— AIM OF THE EXERCISE —
Select every line below containing the word "matplotlib".

— INFORMATION SHOWN —
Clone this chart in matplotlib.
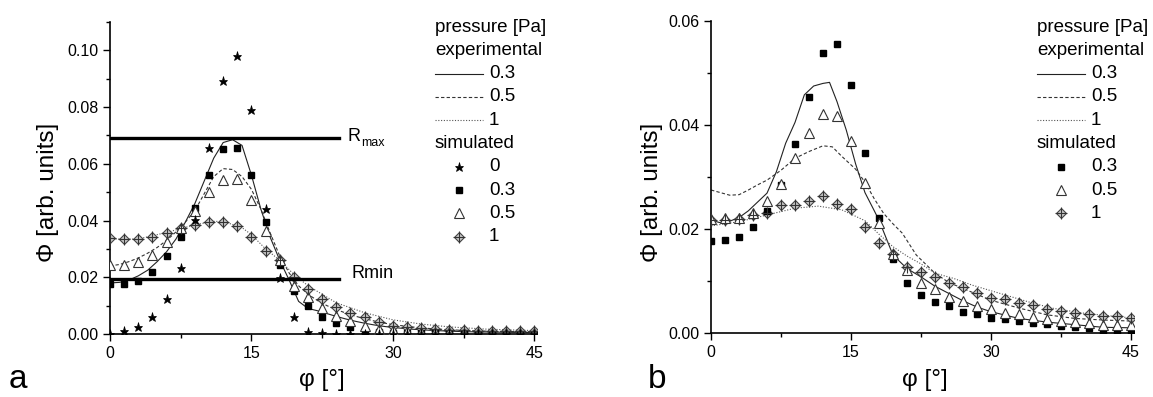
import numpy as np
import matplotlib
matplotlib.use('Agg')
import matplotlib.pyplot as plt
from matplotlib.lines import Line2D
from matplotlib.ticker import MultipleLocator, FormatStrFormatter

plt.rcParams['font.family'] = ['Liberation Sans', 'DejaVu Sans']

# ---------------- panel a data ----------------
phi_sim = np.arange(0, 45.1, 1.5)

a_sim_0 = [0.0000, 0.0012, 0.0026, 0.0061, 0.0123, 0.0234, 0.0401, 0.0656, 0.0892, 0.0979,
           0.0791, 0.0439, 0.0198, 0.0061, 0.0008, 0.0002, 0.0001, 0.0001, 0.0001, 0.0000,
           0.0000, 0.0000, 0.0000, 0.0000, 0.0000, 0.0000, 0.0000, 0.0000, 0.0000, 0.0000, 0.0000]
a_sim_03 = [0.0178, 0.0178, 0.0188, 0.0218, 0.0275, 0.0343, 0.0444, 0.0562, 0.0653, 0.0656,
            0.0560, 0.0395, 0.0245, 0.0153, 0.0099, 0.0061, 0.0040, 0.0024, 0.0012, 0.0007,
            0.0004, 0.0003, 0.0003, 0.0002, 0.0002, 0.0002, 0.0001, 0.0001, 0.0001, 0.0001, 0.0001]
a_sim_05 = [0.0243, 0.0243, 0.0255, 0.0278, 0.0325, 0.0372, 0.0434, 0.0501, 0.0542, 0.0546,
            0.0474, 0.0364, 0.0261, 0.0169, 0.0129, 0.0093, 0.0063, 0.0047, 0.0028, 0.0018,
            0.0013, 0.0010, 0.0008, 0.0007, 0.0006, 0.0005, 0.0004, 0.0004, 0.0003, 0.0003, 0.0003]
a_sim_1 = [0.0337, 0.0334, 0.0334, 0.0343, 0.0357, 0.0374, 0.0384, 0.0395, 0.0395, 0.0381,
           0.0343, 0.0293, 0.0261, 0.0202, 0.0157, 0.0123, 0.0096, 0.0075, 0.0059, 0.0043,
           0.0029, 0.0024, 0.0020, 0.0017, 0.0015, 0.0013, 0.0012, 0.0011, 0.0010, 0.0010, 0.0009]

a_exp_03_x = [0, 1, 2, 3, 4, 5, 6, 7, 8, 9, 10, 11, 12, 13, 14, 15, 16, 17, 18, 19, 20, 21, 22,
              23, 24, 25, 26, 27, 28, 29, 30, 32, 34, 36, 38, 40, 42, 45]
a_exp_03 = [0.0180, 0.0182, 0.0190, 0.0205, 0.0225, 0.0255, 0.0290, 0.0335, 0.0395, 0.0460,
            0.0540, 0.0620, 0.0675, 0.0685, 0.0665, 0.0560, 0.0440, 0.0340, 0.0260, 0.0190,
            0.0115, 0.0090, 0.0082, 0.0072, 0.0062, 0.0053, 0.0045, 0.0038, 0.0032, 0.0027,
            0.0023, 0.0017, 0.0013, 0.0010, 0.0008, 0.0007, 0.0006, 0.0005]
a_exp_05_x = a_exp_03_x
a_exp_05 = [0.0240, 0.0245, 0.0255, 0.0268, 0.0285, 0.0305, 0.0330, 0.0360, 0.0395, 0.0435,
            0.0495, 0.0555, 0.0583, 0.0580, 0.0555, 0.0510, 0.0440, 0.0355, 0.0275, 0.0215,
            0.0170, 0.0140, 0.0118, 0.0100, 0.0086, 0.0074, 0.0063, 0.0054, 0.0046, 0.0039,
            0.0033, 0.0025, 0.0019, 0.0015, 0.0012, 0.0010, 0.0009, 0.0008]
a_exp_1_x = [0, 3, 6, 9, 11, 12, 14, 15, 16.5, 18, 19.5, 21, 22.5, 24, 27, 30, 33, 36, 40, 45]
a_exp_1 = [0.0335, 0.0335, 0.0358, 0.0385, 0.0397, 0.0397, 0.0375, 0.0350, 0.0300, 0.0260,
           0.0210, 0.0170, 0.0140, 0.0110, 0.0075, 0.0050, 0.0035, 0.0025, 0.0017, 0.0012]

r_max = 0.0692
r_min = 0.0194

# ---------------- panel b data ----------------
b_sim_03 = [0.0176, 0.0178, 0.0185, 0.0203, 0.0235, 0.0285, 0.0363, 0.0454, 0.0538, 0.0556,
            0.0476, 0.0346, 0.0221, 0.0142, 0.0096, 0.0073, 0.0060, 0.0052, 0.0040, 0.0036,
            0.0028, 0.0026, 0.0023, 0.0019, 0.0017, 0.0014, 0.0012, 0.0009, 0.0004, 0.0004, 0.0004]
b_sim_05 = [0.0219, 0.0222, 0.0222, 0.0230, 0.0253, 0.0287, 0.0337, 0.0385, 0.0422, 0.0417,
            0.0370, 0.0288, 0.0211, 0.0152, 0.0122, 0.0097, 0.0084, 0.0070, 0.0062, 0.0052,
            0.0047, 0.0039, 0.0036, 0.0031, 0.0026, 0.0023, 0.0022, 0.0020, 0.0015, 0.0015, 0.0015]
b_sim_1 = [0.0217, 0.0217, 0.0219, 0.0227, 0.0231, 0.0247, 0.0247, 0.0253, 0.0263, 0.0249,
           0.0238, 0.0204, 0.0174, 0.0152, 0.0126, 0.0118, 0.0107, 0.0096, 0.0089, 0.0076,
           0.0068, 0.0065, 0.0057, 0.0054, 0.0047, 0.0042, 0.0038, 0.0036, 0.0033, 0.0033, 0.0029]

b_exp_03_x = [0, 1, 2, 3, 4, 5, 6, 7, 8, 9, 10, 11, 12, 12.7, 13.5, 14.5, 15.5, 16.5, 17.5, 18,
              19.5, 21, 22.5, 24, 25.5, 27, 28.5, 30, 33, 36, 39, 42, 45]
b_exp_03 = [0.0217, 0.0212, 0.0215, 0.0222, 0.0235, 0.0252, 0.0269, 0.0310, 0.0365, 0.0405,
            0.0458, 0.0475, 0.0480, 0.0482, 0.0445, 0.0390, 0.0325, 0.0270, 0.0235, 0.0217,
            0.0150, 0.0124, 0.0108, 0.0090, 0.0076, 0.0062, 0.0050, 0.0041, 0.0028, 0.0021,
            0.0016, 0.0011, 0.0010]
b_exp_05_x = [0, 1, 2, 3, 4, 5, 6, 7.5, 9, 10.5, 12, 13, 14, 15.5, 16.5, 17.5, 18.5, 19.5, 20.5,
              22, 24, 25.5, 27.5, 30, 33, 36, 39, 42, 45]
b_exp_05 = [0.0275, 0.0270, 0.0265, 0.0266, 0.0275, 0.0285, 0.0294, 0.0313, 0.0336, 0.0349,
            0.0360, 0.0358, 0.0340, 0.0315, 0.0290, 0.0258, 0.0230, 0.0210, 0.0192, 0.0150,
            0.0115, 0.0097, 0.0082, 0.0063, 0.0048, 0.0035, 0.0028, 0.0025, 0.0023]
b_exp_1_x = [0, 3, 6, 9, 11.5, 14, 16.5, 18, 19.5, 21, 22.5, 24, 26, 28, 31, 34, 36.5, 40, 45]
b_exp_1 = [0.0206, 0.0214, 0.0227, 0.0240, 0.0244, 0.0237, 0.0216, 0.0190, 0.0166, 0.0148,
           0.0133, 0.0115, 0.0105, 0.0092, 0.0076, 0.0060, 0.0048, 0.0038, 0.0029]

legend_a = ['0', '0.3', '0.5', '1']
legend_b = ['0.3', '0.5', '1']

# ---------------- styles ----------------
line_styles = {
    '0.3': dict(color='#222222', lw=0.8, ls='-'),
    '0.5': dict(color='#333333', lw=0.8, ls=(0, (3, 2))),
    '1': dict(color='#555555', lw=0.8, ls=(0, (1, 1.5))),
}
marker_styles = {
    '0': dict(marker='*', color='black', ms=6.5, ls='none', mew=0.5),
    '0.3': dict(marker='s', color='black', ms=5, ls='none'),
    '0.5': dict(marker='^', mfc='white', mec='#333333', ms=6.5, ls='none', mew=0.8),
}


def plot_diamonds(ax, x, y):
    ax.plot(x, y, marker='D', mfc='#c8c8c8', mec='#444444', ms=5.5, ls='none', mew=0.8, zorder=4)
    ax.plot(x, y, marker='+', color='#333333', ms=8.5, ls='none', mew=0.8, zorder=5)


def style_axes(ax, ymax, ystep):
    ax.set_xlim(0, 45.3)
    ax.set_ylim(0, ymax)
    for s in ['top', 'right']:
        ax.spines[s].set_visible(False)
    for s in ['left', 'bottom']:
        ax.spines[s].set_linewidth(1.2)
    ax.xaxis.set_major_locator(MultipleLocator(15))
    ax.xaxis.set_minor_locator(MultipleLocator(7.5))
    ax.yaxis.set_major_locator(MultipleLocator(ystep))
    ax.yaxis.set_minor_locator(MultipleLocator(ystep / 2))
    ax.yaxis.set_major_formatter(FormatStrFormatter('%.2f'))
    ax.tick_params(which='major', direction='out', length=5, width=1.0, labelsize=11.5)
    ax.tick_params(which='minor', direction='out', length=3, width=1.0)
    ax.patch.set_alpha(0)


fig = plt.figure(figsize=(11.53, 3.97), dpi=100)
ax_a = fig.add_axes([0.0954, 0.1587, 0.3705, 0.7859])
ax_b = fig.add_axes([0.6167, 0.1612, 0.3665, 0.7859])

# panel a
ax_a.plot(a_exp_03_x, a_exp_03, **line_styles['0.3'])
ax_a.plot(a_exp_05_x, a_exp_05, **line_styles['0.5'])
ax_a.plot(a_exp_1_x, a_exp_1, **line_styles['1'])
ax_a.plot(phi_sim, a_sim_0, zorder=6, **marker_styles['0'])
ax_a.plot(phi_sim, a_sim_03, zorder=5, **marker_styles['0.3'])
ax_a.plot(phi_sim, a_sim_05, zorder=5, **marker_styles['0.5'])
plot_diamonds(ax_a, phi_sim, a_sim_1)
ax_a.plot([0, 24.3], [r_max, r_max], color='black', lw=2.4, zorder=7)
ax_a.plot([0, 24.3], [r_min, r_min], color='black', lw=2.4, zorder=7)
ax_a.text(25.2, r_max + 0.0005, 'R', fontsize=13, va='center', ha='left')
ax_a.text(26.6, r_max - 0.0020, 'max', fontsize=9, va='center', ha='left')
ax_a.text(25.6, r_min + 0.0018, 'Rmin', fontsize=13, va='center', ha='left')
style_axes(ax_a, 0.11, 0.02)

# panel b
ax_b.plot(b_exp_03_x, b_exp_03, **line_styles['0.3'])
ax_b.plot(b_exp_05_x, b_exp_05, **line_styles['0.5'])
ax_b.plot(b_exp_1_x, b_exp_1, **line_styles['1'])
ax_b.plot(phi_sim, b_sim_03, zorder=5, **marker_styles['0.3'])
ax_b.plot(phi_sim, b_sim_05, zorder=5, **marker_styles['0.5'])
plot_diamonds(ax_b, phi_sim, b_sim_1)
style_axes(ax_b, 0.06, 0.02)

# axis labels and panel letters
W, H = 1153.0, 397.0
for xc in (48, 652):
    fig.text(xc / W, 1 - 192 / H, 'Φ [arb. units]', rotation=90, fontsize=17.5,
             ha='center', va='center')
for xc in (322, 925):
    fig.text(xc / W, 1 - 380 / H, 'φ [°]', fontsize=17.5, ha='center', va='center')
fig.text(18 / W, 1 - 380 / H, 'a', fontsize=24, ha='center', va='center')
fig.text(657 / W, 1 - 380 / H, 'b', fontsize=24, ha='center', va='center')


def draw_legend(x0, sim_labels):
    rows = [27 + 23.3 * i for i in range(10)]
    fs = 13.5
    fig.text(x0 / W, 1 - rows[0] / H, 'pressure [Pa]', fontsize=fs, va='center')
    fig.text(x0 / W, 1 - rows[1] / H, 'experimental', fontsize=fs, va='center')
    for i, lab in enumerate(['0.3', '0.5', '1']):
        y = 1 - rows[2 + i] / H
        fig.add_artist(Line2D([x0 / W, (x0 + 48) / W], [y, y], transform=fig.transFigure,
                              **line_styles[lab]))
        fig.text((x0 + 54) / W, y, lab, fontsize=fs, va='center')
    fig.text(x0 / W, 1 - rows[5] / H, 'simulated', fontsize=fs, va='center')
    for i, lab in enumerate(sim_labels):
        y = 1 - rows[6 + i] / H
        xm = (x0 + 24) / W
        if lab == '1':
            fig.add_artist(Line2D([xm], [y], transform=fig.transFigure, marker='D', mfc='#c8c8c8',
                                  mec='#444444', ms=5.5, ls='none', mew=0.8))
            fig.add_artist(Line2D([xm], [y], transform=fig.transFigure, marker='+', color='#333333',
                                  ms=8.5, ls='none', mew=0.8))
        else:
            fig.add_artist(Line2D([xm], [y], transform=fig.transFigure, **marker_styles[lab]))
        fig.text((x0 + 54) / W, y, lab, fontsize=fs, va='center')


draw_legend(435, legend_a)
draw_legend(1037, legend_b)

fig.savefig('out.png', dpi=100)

— OUTPUT FOR THIS TASK —
Clone this chart in matplotlib.
import matplotlib
matplotlib.use('Agg')
import matplotlib.pyplot as plt
from matplotlib.lines import Line2D
from matplotlib.ticker import MultipleLocator, FormatStrFormatter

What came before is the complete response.